I realized last night that one of the reasons I'm so dreading the intake at the CD treatment center this afternoon for MIke is that I had given up hope. Nine years with us and he still treats us as nothing more than a checkbook and a free place to live. I do not know that he cares about us at ALL ... any of us ... nor that he has the capacity to. He has stolen from us until we have nothing small enough to steal, let us lie awake countless nights wondering where he was, chosen not to tell us the truth nearly every time we asked him a question. Every chance he has to get interviewed by a professional he paints me out to be abusive. He manipulates everyone in his path.
Do I think that Chemical Dependency Treatment is the answer for Mike?

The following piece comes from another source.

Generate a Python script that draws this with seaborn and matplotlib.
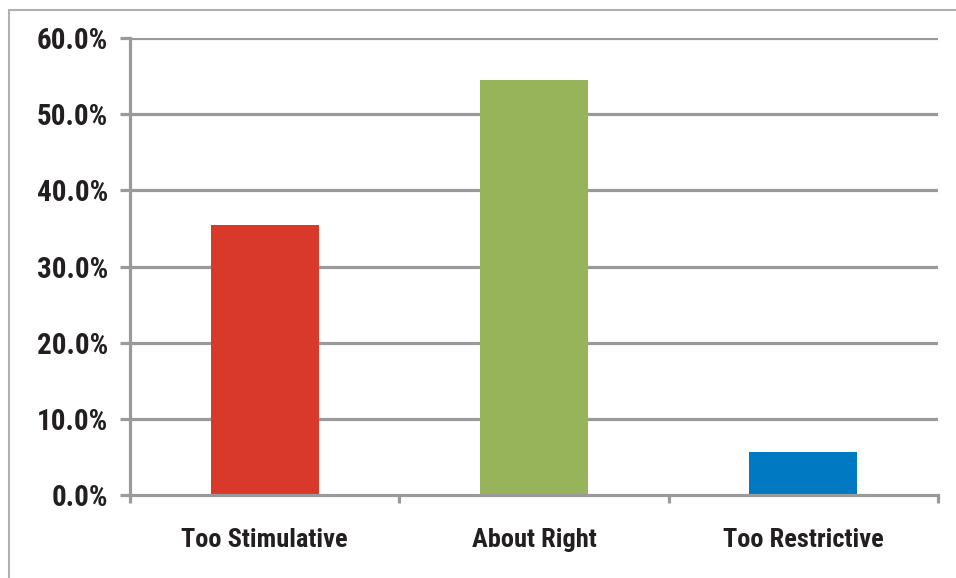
import matplotlib
matplotlib.use("Agg")
import matplotlib.pyplot as plt
from matplotlib.ticker import FuncFormatter
from matplotlib.patches import Rectangle
from matplotlib import font_manager
import pandas as pd
import seaborn as sns

categories = ["Too Stimulative", "About Right", "Too Restrictive"]
shares = [35.5, 54.5, 5.7]
colors = ["#d9392a", "#98b45b", "#0079c2"]
yticks = [0, 10, 20, 30, 40, 50, 60]

df = pd.DataFrame({"category": categories, "share": shares})

sns.set_theme(style="white")
installed = {f.name for f in font_manager.fontManager.ttflist}
narrow = [n for n in ["Roboto Condensed", "Liberation Sans Narrow", "Open Sans Condensed",
                      "Liberation Sans"] if n in installed]
plt.rcParams["font.family"] = narrow[:1] + ["DejaVu Sans"]

grey = "#9a9a9a"
fig = plt.figure(figsize=(9.56, 5.78), dpi=100)
ax = fig.add_axes([130 / 956, 1 - 495 / 578, 808 / 956, 457 / 578])

sns.barplot(data=df, x="category", y="share", hue="category", palette=colors,
            width=0.4, saturation=1, legend=False, ax=ax, zorder=3, linewidth=0)

ax.set_ylim(0, 60)
ax.set_xlim(-0.5, 2.5)
ax.set_yticks(yticks)
ax.yaxis.set_major_formatter(FuncFormatter(lambda v, _: f"{v:.1f}%"))
ax.set_xlabel("")
ax.set_ylabel("")

# horizontal gridlines
for t in yticks[1:]:
    ax.axhline(t, color=grey, lw=2.3, zorder=1)

for s in ["top", "right"]:
    ax.spines[s].set_visible(False)
for s in ["left", "bottom"]:
    ax.spines[s].set_color(grey)
    ax.spines[s].set_linewidth(2.3)
    ax.spines[s].set_zorder(4)

# category separators as ticks on the x axis
ax.set_xticks([-0.5, 0.5, 1.5, 2.5], minor=True)
ax.set_xticks([0, 1, 2])
ax.set_xticklabels(categories)
ax.tick_params(axis="x", which="major", length=0, pad=24, labelsize=19,
               labelcolor="#231f20")
ax.tick_params(axis="x", which="minor", length=6, width=2.3, color=grey,
               direction="out", bottom=True)
ax.tick_params(axis="y", length=7, width=2.3, color=grey, direction="out",
               left=True, pad=9, labelsize=21, labelcolor="#231f20")
for lab in ax.get_xticklabels() + ax.get_yticklabels():
    lab.set_fontweight("bold")

# light outer frame
fig.patches.append(Rectangle((9 / 956, -0.05), 1.2, 1 - 10 / 578 + 0.05,
                             transform=fig.transFigure, fill=False,
                             edgecolor="#b0b0b0", lw=1.5))

fig.savefig("out.png", dpi=100)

Absolutely not. And that is why I dread this meeting today.
I want the people who work at CD Treatment facilities to believe that they can help the people there. I want them to have hope for their clients. I want them to believe.
Mike was in an excellent Wilderness Program from June until September. We went up to pick him up and participate in the "family circle." We talked. We listened. We had a wonderful time. The staff instilled hope.
You can read in this post about how Mike, in the ceremony, left behind "blaming other" and was taking home "accountability for his actions" and how that lasted about 2 hours. On his way home he talked about how he was never going to break the law again. The first time we let him leave the house unsupervised he overdosed on cough medicine. Within 2 weeks we had gotten him an excellent job but he failed his drug test and never got to start work.
Within 6 weeks he had been arrested for shoplifting. And within two or three weeks of that incident he had stolen a car.
Or we could go back to last Christmas. How much hope did we have when we surprised Mike by taking him out of the RTC on Christmas Day only to have him go have him go downhill to the point that he had to leave our home again on March 7th.
Or back before I was even blogging -- all the places that gave us hope that their treatment facility was going to be the one that would turn him around.
So today, I'm not anxious on hopping back on the hope train. I feel horrible that I'm giving up. But I don't see a miracle. And I hate that -- because I'm a positive person who usually has faith and hope. So I dread the meeting. Because I know, being a person of hope, that even if I don't jump back on, somehow I might get nudged up on the train, and each time it wrecks it's harder.